Tax, regulatory and education reforms are obvious remedies for Latin America’s innovation deficit; a less obvious remedy is bankruptcy reform. Yet as management scholars Mike Peng, Yasuhiro Yamakawa and Seung-Hyun Lee have written: “To facilitate entrepreneurship development, formal institutions not only need to help facilitate more entrepreneurial entries, but also need to reduce the pain associated with bankruptcies in order to facilitate less painful exits.” Consider the evidence from here in the United States: American Enterprise Institute economist Aparna Mathur has calculated that entrepreneurs are 25 percent more likely to start businesses in states with higher bankruptcy exemption levels than their neighbors as compared to states with lower exemption levels than their neighbors.
South of the border, bankruptcy law is a particularly large obstacle to entrepreneurship in Chile: According to the World Bank, Chile ranks 98th worldwide for the ease of resolving insolvency, trailing the likes of Croatia, Togo and Azerbaijan. (That’s why President Sebastian Pinera signed bankruptcy reform legislation back in August.) However, in another area critical to innovation, Chile has become a leader: Through a program known as Start-Up Chile, which offers visas and grants to promising entrepreneurs, the South American country has been luring youthful companies from abroad.
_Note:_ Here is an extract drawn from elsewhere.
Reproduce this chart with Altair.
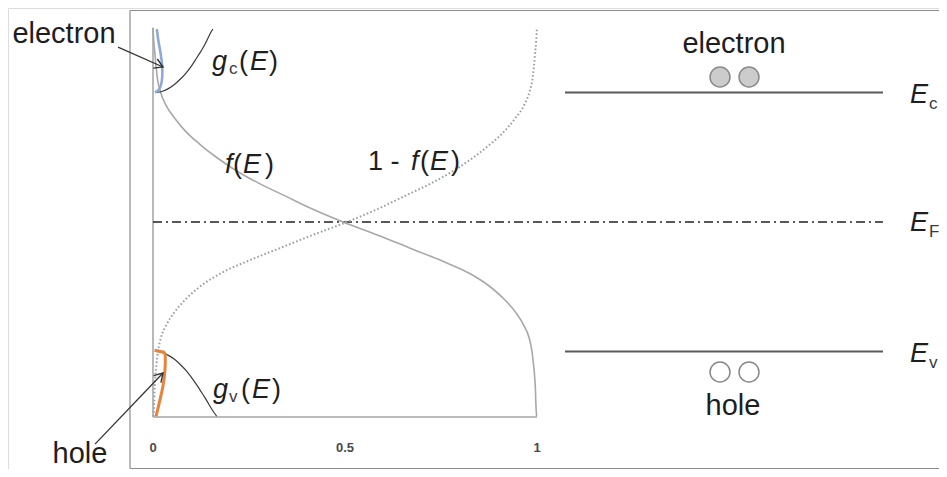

As of October, Start-Up Chile had helped about 500 firms and nearly 900 entrepreneurs — mostly of foreign origin, but also many with Chilean roots. Here’s how its architect, Chilean businessman Nicolas Shea, a Stanford graduate, described his inspiration in a recent interview with The Economist: “I saw smart people being kicked out of the United States because they couldn’t get visas to stay. And I thought: Why not bring some of them to Chile?”
The nature of global economic competition is forcing many rich and middle-income countries to pay more attention to skilled immigrants. Chile has found a clever new way to attract them. Other Latin American nations should take notice. For that matter, so should the United States.